To avoid some bugs, try to use libraries like CUB instead of implementing your own primitives like reductions etc.

1 Like

Frame challenge: Maybe it would be more efficient to look at the software development process.

Even with thirty years of professional software development experience (and forty years of programming in total), I still make a lot of mistakes when programming. That is not for lack of trying to avoid making mistakes. I admire people (and I know a few) who can write down 200 lines of code and have it all work flawlessly the first they compile. Unfortunately, that is not me. And while I am quite good at debugging (to the point that I have succeeded where others failed to root cause a problem), it annoys me to no end.

I use two development strategies to cope with this scenario:

  1. Build strong test scaffolding from the start (not quite “test first”, but close)
  2. Small incremental changes only (with revision control, snapping back to last known good version is trivial)

With a “smoke” test after every incremental change, it is easy to detect breakage before problems start festering. And the nature of the most recent change is still top of mind and small in extent, and with a bit of deep thought and staring at the code and failed tests it is usually fairly readily discernible what went wrong, then correct one’s mental model.

For larger projects, the above is extended with: (0.a) A formal design document (0.b.) a formalized test plan. Writing a design document is a great debugging tool. When one tries to describe how something should work at a reasonable level of detail, one finds all kind of flaws in one’s thinking, before a single line of code has been written. As for the test plan, a colleague once observed that I “appear to be going out of my way to arrive at reference results in a manner as different as possible from the actual implementation”. Which is a pretty accurate description of my methodology and often also adds additional insights.

In consequence, I rarely have engaged in “classical” debugging over the past twenty years of professional software development work, and the number of occasions where I have fired up a debugger in that time can probably be counted on the fingers of my hands. 99% of the debugging was by printf and logging only, including in parallel and distributed software. I find that the key there is to print out as little information as possible to avoid drowning in a sea of data; this requires careful thinking about which data will be most helpful in pinpointing a problem

1 Like

session 12 of this series may be of interest. I’m not sure it answers any of the questions in this thread but it does cover a basic walkthrough of cuda-gdb usage along with a few things to look out for in a multithreaded debugging environment.

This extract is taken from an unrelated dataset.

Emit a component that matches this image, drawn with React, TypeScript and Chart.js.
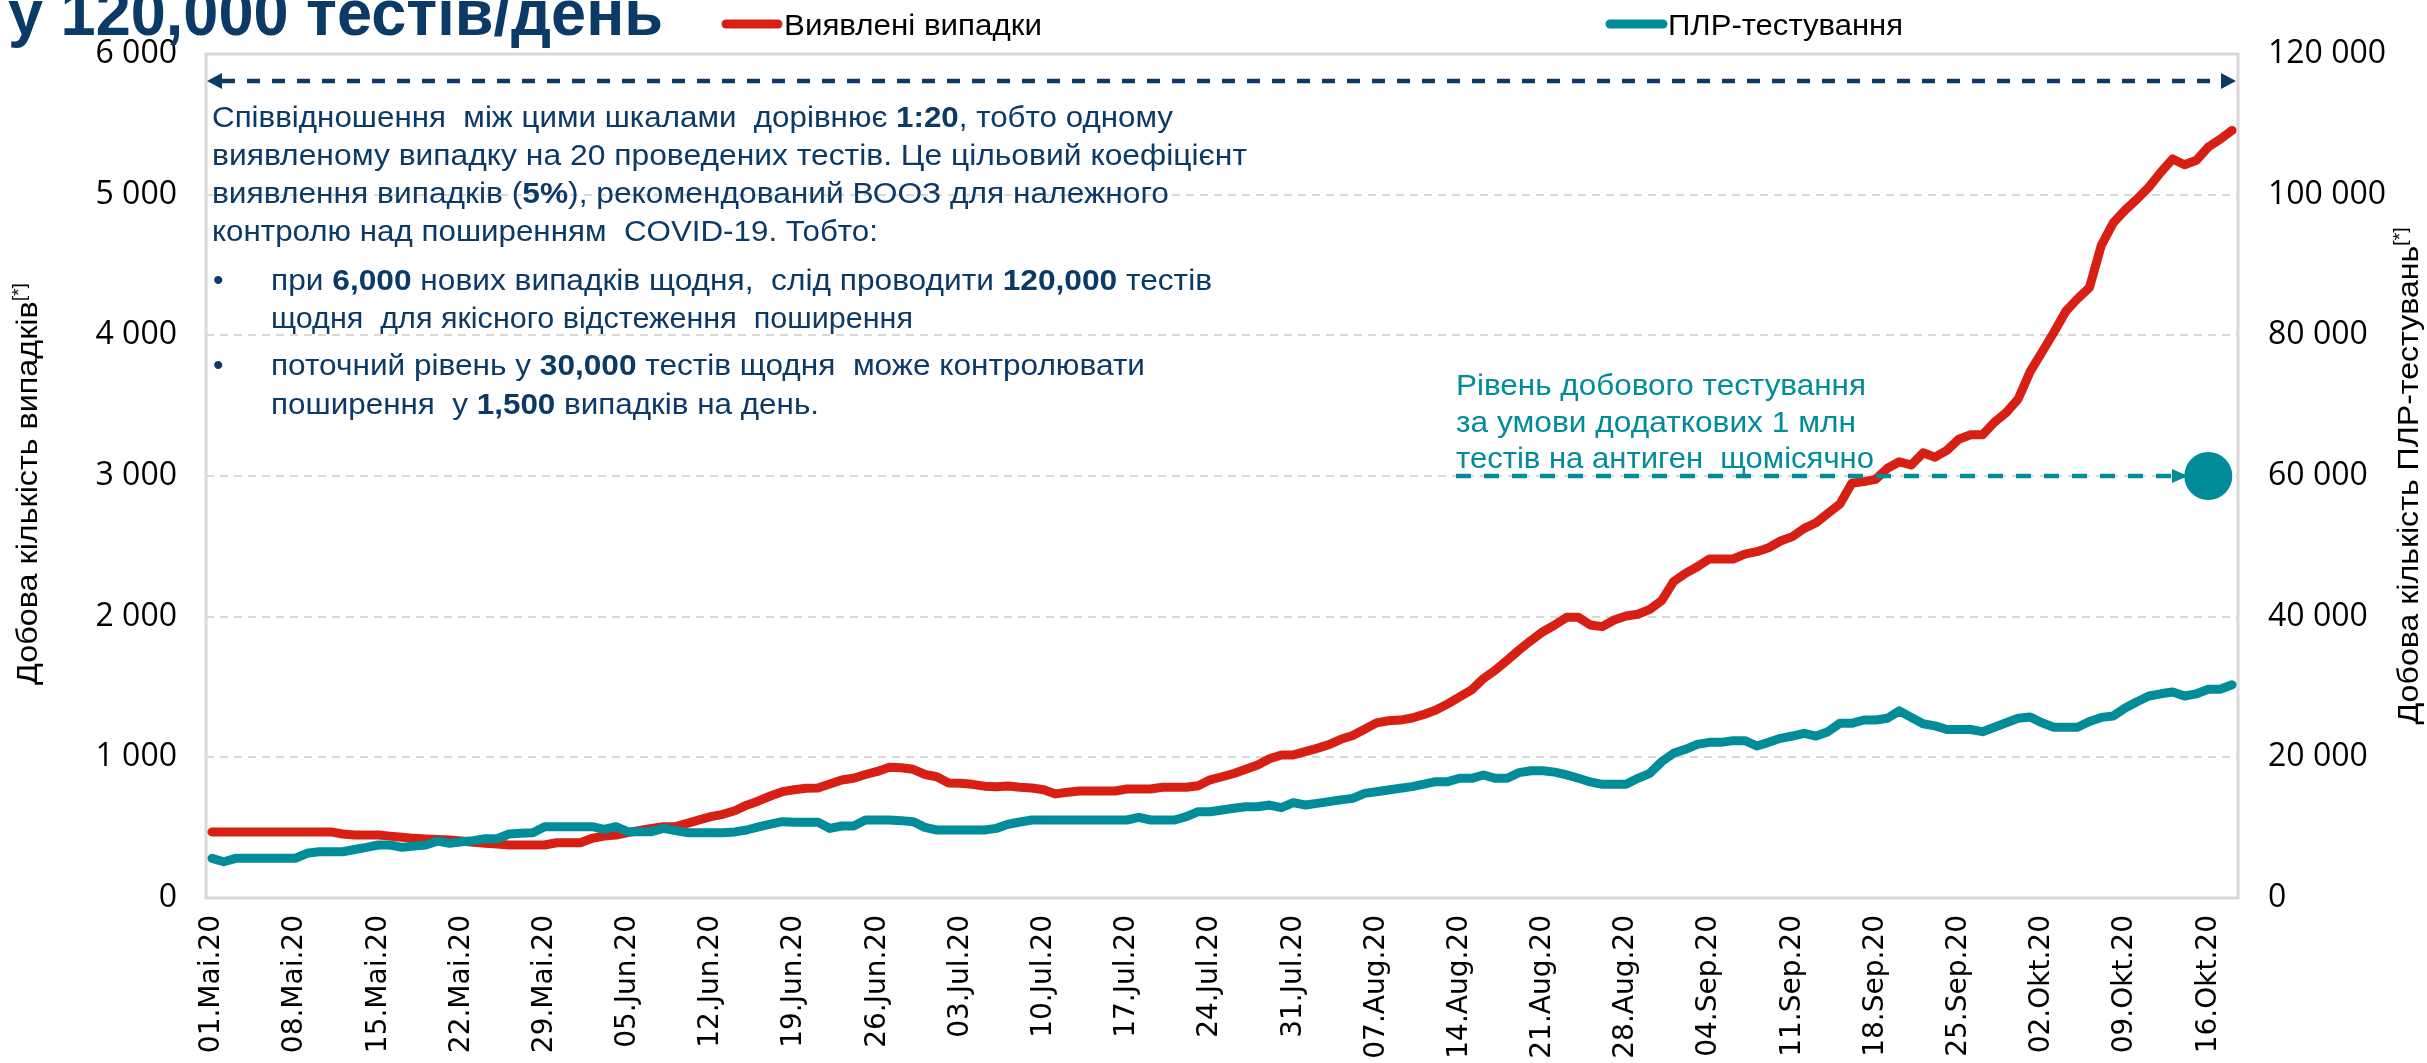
import React, { useEffect, useRef } from 'react';
import { Chart, registerables } from 'chart.js';

Chart.register(...registerables);

// ---------- data ----------
const MONTHS = ['Mai', 'Jun', 'Jul', 'Aug', 'Sep', 'Okt'];
const DAYS_SHOWN = [31, 30, 31, 31, 30, 18];
const LABEL_EVERY = 7;

// Виявлені випадки (left axis)
const CASES_MAY = [470, 470, 470, 470, 470, 470, 470, 470, 470, 470, 470, 455, 448, 448, 448, 440, 432, 424, 420, 416, 412, 405, 397, 389, 383, 377, 377, 377, 377, 393, 393];
const CASES_JUN = [393, 425, 440, 448, 465, 480, 495, 507, 507, 530, 555, 578, 595, 620, 660, 690, 725, 756, 770, 780, 782, 810, 839, 851, 878, 900, 929, 926, 915, 878];
const CASES_JUL = [862, 818, 815, 808, 795, 791, 796, 787, 782, 770, 740, 752, 761, 761, 761, 761, 775, 775, 775, 787, 787, 787, 798, 840, 862, 885, 915, 945, 990, 1017, 1017];
const CASES_AUG = [1040, 1064, 1090, 1128, 1155, 1200, 1245, 1260, 1265, 1280, 1305, 1336, 1380, 1430, 1479, 1560, 1620, 1690, 1763, 1830, 1893, 1941, 1995, 1995, 1941, 1929, 1976, 2005, 2017, 2052, 2114];
const CASES_SEP = [2249, 2308, 2355, 2410, 2410, 2410, 2445, 2462, 2490, 2538, 2569, 2628, 2668, 2735, 2801, 2948, 2960, 2976, 3055, 3101, 3078, 3165, 3134, 3182, 3261, 3293, 3293, 3382, 3451, 3547];
const CASES_OKT = [3740, 3880, 4020, 4170, 4260, 4340, 4640, 4800, 4890, 4968, 5054, 5159, 5254, 5213, 5244, 5339, 5394, 5457];

// ПЛР-тестування (right axis)
const TESTS_MAY = [5640, 5160, 5640, 5640, 5640, 5640, 5640, 5640, 6360, 6580, 6580, 6580, 6900, 7200, 7540, 7540, 7200, 7400, 7540, 8100, 7770, 8000, 8150, 8430, 8430, 9100, 9200, 9290, 10140, 10140, 10140];
const TESTS_JUN = [10140, 10140, 9770, 10140, 9430, 9430, 9430, 9900, 9600, 9290, 9290, 9290, 9290, 9400, 9670, 10100, 10500, 10850, 10760, 10760, 10760, 9900, 10240, 10240, 11090, 11090, 11090, 11000, 10850, 10050];
const TESTS_JUL = [9670, 9670, 9670, 9670, 9670, 9900, 10480, 10800, 11090, 11090, 11090, 11090, 11090, 11090, 11090, 11090, 11090, 11470, 11090, 11090, 11090, 11560, 12270, 12270, 12500, 12750, 12980, 12980, 13220, 12840, 13550];
const TESTS_AUG = [13220, 13450, 13700, 13950, 14170, 14880, 15100, 15350, 15600, 15830, 16200, 16540, 16540, 17020, 17020, 17490, 17020, 17020, 17820, 18100, 18100, 17900, 17500, 17020, 16500, 16160, 16160, 16160, 17020, 17730, 19380];
const TESTS_SEP = [20570, 21140, 21850, 22130, 22130, 22370, 22370, 21610, 22130, 22700, 23030, 23410, 23030, 23650, 24840, 24840, 25310, 25310, 25550, 26600, 25680, 24780, 24470, 23960, 23960, 23960, 23650, 24280, 24910, 25550];
const TESTS_OKT = [25740, 24910, 24280, 24280, 24280, 25100, 25680, 25870, 27010, 27900, 28720, 29030, 29290, 28720, 29030, 29670, 29670, 30310];

const CASES = [...CASES_MAY, ...CASES_JUN, ...CASES_JUL, ...CASES_AUG, ...CASES_SEP, ...CASES_OKT];
const TESTS = [...TESTS_MAY, ...TESTS_JUN, ...TESTS_JUL, ...TESTS_AUG, ...TESTS_SEP, ...TESTS_OKT];

const TARGET_TESTS = 60000;
const TARGET_LABEL = '16.Okt.20';

const LEFT_MAX = 6000;
const LEFT_STEP = 1000;
const RIGHT_MAX = 120000;
const RIGHT_STEP = 20000;

const DATES: string[] = [];
MONTHS.forEach((m, mi) => {
  for (let d = 1; d <= DAYS_SHOWN[mi]; d++) DATES.push(`${String(d).padStart(2, '0')}.${m}.20`);
});

const TARGET_DATA = DATES.map((l) => (l === TARGET_LABEL ? TARGET_TESTS : null));

// ---------- texts ----------
const TITLE_TAIL = 'у 120,000 тестів/день';
const LEGEND_CASES = 'Виявлені випадки';
const LEGEND_TESTS = 'ПЛР-тестування';
const Y_TITLE = 'Добова кількість випадків';
const Y1_TITLE = 'Добова кількість ПЛР-тестувань';
const TEAL_NOTE = ['Рівень добового тестування', 'за умови додаткових 1 млн', 'тестів на антиген  щомісячно'];

type Run = [string, boolean];
const BOX_LINES: { runs: Run[]; bullet: boolean; indent: boolean; right: number; base: number }[] = [
  { runs: [['Співвідношення  між цими шкалами  дорівнює ', false], ['1:20', true], [', тобто одному', false]], bullet: false, indent: false, right: 1173, base: 127 },
  { runs: [['виявленому випадку на 20 проведених тестів. Це цільовий коефіцієнт', false]], bullet: false, indent: false, right: 1247, base: 165 },
  { runs: [['виявлення випадків (', false], ['5%', true], ['), рекомендований ВООЗ для належного', false]], bullet: false, indent: false, right: 1169, base: 203 },
  { runs: [['контролю над поширенням  COVID-19. Тобто:', false]], bullet: false, indent: false, right: 878, base: 241 },
  { runs: [['при ', false], ['6,000', true], [' нових випадків щодня,  слід проводити ', false], ['120,000', true], [' тестів', false]], bullet: true, indent: true, right: 1212, base: 290 },
  { runs: [['щодня  для якісного відстеження  поширення', false]], bullet: false, indent: true, right: 913, base: 328 },
  { runs: [['поточний рівень у ', false], ['30,000', true], [' тестів щодня  може контролювати', false]], bullet: true, indent: true, right: 1145, base: 375 },
  { runs: [['поширення  у ', false], ['1,500', true], [' випадків на день.', false]], bullet: false, indent: true, right: 819, base: 414 },
];

// ---------- style ----------
const RED = '#D71F14';
const TEAL = '#008C99';
const NAVY = '#0B3A66';
const GRID = '#D9D9D9';
const SANS = '"Liberation Sans", Arial, sans-serif';
const TICK_FONT = '"Open Sans", "DejaVu Sans", sans-serif';
const XTICK_FONT = '"DejaVu Sans", sans-serif';

const fmt = (v: number) => String(v).replace(/\B(?=(\d{3})+(?!\d))/g, ' ');

function drawRuns(ctx: CanvasRenderingContext2D, runs: Run[], x: number, y: number, size: number, color: string, right?: number) {
  const fonts = runs.map(([, b]) => `${b ? 'bold ' : ''}${size}px ${SANS}`);
  let w = 0;
  const ws = runs.map(([t], i) => {
    ctx.font = fonts[i];
    const m = ctx.measureText(t).width;
    w += m;
    return m;
  });
  let sx = 1;
  if (right) sx = Math.min(1.15, Math.max(0.85, (right - x) / w));
  ctx.save();
  ctx.translate(x, y);
  ctx.scale(sx, 1);
  ctx.fillStyle = color;
  ctx.textBaseline = 'alphabetic';
  ctx.textAlign = 'left';
  let cx = 0;
  runs.forEach(([t], i) => {
    ctx.font = fonts[i];
    ctx.fillText(t, cx, 0);
    cx += ws[i];
  });
  ctx.restore();
}

function dashedArrow(ctx: CanvasRenderingContext2D, x0: number, x1: number, y: number, color: string, lw: number, dash: number[], left: boolean, right: boolean, hl: number, hw: number) {
  ctx.save();
  ctx.strokeStyle = color;
  ctx.fillStyle = color;
  ctx.lineWidth = lw;
  ctx.setLineDash(dash);
  ctx.beginPath();
  ctx.moveTo(left ? x0 + hl : x0, y);
  ctx.lineTo(right ? x1 - hl : x1, y);
  ctx.stroke();
  ctx.setLineDash([]);
  if (left) {
    ctx.beginPath();
    ctx.moveTo(x0, y);
    ctx.lineTo(x0 + hl, y - hw);
    ctx.lineTo(x0 + hl, y + hw);
    ctx.closePath();
    ctx.fill();
  }
  if (right) {
    ctx.beginPath();
    ctx.moveTo(x1, y);
    ctx.lineTo(x1 - hl, y - hw);
    ctx.lineTo(x1 - hl, y + hw);
    ctx.closePath();
    ctx.fill();
  }
  ctx.restore();
}

function drawVTitle(ctx: CanvasRenderingContext2D, text: string, x: number, cy: number, size: number, length: number) {
  const main = `${size}px ${SANS}`;
  const supF = `${Math.round(size * 0.6)}px ${SANS}`;
  ctx.save();
  ctx.font = main;
  const w1 = ctx.measureText(text).width;
  ctx.font = supF;
  const w2 = ctx.measureText('[*]').width;
  const sx = Math.min(1.15, Math.max(0.85, length / (w1 + w2)));
  ctx.translate(x, cy);
  ctx.rotate(-Math.PI / 2);
  ctx.scale(sx, 1);
  const start = -(w1 + w2) / 2;
  ctx.fillStyle = '#000';
  ctx.textBaseline = 'alphabetic';
  ctx.textAlign = 'left';
  ctx.font = main;
  ctx.fillText(text, start, 0);
  ctx.font = supF;
  ctx.fillText('[*]', start + w1, -size * 0.4);
  ctx.restore();
}

const decorPlugin = {
  id: 'decor',
  beforeDatasetsDraw(chart: any) {
    const { ctx, chartArea: a } = chart;
    ctx.save();
    ctx.strokeStyle = GRID;
    ctx.lineWidth = 3;
    ctx.strokeRect(a.left, a.top, a.right - a.left, a.bottom - a.top);
    ctx.restore();
  },
  afterDraw(chart: any) {
    const { ctx, chartArea: a } = chart;
    const y1 = chart.scales.y1;

    // title (bottom line, cut by the top edge)
    drawRuns(ctx, [[TITLE_TAIL, true]], 8, 35, 64, NAVY, 663);

    // legend
    ctx.save();
    ctx.lineCap = 'round';
    ctx.lineWidth = 9;
    ctx.strokeStyle = RED;
    ctx.beginPath();
    ctx.moveTo(726, 24);
    ctx.lineTo(778, 24);
    ctx.stroke();
    ctx.strokeStyle = TEAL;
    ctx.beginPath();
    ctx.moveTo(1610, 24);
    ctx.lineTo(1663, 24);
    ctx.stroke();
    ctx.restore();
    drawRuns(ctx, [[LEGEND_CASES, false]], 784, 35, 29, '#000', 1042);
    drawRuns(ctx, [[LEGEND_TESTS, false]], 1668, 35, 29, '#000', 1903);

    // axis titles
    const cy = (a.top + a.bottom) / 2;
    drawVTitle(ctx, Y_TITLE, 37, cy + 8, 30, 402);
    drawVTitle(ctx, Y1_TITLE, 2418, cy, 30, 497);

    // navy double arrow
    dashedArrow(ctx, a.left + 1, a.right - 2, 81, NAVY, 4.5, [13, 12], true, true, 15, 8);

    // text box
    BOX_LINES.forEach((ln) => {
      const x = ln.indent ? 271 : 212;
      if (ln.bullet) {
        ctx.save();
        ctx.fillStyle = NAVY;
        ctx.font = `30px ${SANS}`;
        ctx.textBaseline = 'alphabetic';
        ctx.fillText('•', 213, ln.base);
        ctx.restore();
      }
      drawRuns(ctx, ln.runs, x, ln.base, 30, NAVY, ln.right);
    });

    // teal note + arrow to target level
    const ty = y1.getPixelForValue(TARGET_TESTS);
    drawRuns(ctx, [[TEAL_NOTE[0], false]], 1456, 395, 30, TEAL, 1866);
    drawRuns(ctx, [[TEAL_NOTE[1], false]], 1456, 432, 30, TEAL, 1856);
    drawRuns(ctx, [[TEAL_NOTE[2], false]], 1456, 468, 30, TEAL, 1874);
    dashedArrow(ctx, 1456, 2188, ty, TEAL, 4.5, [15, 13], false, true, 16, 7);
  },
};

export default function App() {
  const ref = useRef<HTMLCanvasElement>(null);
  useEffect(() => {
    document.body.style.margin = '0';
    document.body.style.overflow = 'hidden';
    const chart = new Chart(ref.current as HTMLCanvasElement, {
      type: 'line',
      data: {
        labels: DATES,
        datasets: [
          {
            label: LEGEND_CASES,
            data: CASES,
            yAxisID: 'y',
            borderColor: RED,
            backgroundColor: RED,
            borderWidth: 9,
            pointRadius: 0,
            borderCapStyle: 'round',
            borderJoinStyle: 'round',
            tension: 0,
            order: 2,
          },
          {
            label: LEGEND_TESTS,
            data: TESTS,
            yAxisID: 'y1',
            borderColor: TEAL,
            backgroundColor: TEAL,
            borderWidth: 9,
            pointRadius: 0,
            borderCapStyle: 'round',
            borderJoinStyle: 'round',
            tension: 0,
            order: 1,
          },
          {
            label: 'target',
            data: TARGET_DATA,
            yAxisID: 'y1',
            showLine: false,
            borderWidth: 0,
            pointRadius: 24,
            pointBackgroundColor: TEAL,
            pointBorderWidth: 0,
            pointBorderColor: TEAL,
            order: 0,
          },
        ],
      },
      options: {
        animation: false,
        responsive: false,
        devicePixelRatio: 1,
        layout: { padding: { top: 54, left: 0, right: 0, bottom: 0 } },
        plugins: { legend: { display: false }, tooltip: { enabled: false } },
        scales: {
          x: {
            type: 'category',
            offset: true,
            grid: { display: false, drawTicks: false },
            border: { display: false },
            ticks: {
              autoSkip: false,
              minRotation: 90,
              maxRotation: 90,
              padding: 17,
              color: '#000',
              font: { family: XTICK_FONT, size: 28 },
              callback: (_v: any, i: number) => (i % LABEL_EVERY === 0 ? DATES[i] : ''),
            },
            afterFit: (s: any) => {
              s.height = 165;
            },
          },
          y: {
            position: 'left',
            min: 0,
            max: LEFT_MAX,
            grid: { color: GRID, lineWidth: 2, drawTicks: false },
            border: { display: false, dash: [8, 6] },
            ticks: {
              stepSize: LEFT_STEP,
              padding: 29,
              color: '#000',
              font: { family: TICK_FONT, size: 32 },
              callback: (v: any) => fmt(Number(v)),
            },
            afterFit: (s: any) => {
              s.width = 206;
            },
          },
          y1: {
            position: 'right',
            min: 0,
            max: RIGHT_MAX,
            grid: { display: false, drawTicks: false },
            border: { display: false },
            ticks: {
              stepSize: RIGHT_STEP,
              padding: 30,
              color: '#000',
              font: { family: TICK_FONT, size: 32 },
              callback: (v: any) => fmt(Number(v)),
            },
            afterFit: (s: any) => {
              s.width = 189;
            },
          },
        },
      },
      plugins: [decorPlugin],
    } as any);
    return () => chart.destroy();
  }, []);
  return <canvas ref={ref} width={2427} height={1063} style={{ display: 'block', width: '2427px', height: '1063px' }} />;
}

At the company where I am at we use a combination of these unit testing and test automation frameworks

Google Test Framework
creates an executable that runs a series of unit tests. The test output is nicely summarized on the console. For the CUDA based tests, these tests compare a CPU generated solution against results computed on the GPU.

ctest (a cmake driven testing framework)
this toolkit is used to run multiple short simulation campaigns that have to provide identical test output to some stored reference results.

On every code commit we run these tests in an automated based testing pipeline provided by Jenkins. Any compilation or testing errors will be flagged and e-mailed to the respective committers for them to fix. This approach allows for continuous integration. The drawback is that running these tests requires a lot of computing resources on a large server park.

And I almost forgot, the Jenkins pipeline also runs the binaries through tools like valgrind and the CUDA compute sanitizer to flag any data races and memory related issues.

Most of the tools I listed focus on the aspect of detecting problems - not so much on the debugging itself. But one can only debug what one can detect!